The terrain is so sublime it looks deliberate, like art scooped and smoothed out of bedrock, everything fitting perfectly into place on an unfathomably massive scale. One understands why the Vikings, the seafaring raiders who traversed and were protected by northern Norway’s vast fjord system, created mythology around giants and giantesses. Indeed, it feels like only creatures that big could have pounded and wallowed these lands into existence.

Because of the slick, wet weather, rainbows appear along the highways closer to the Atlantic Coast, even trailing out the back of a car in front of us as the soaked wheels kick up puddles. The Vikings also had a fabled place for them: They believed in a legendary rainbow, Bifrost, that served as a bridge between the real world and Asgard, the land of the gods. When you are in the fjords, parts of the landscape are so sparsely developed that it’s easy to see things as the Vikings did. You can picture their boats floating along, built slender to navigate the tight waterways better.
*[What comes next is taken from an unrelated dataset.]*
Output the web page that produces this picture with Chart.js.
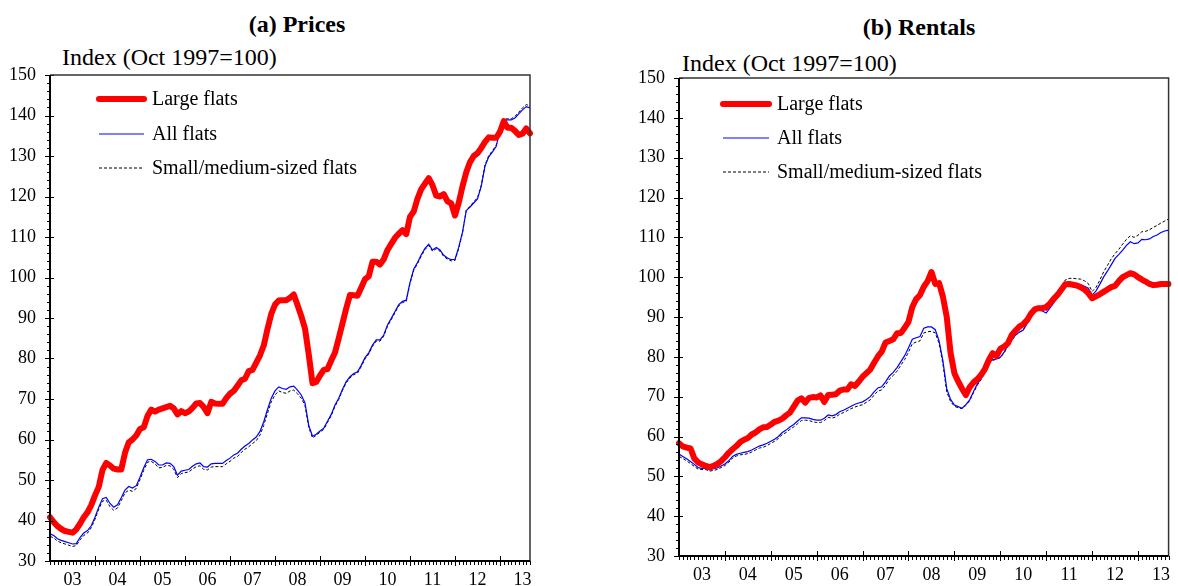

The grand scale of history aside, it’s the little moments that matter most. One particularly warm and sunny midday, after a picnic lunch prepared by 62°Nord, we pull off the road to a small sand beach on a fjord next to a wheat field. We change into bathing suits and jump into the cool water. At first, it’s so cold it’s threatening, but by the second dive, it’s invigorating, so we paddle around. Eventually, we get out and let the late summer sun recalibrate our body temperature.

We snap our requisite Instagram photos to prove we braved glacial water, then hang our swimsuits over the open car door window to dry. We pause to look around, realizing we just swam in heaven. We then snatch our suits, jump back into the Porsche, rev it up, and move on. This is fjord land, after all, and there’s so much more to see.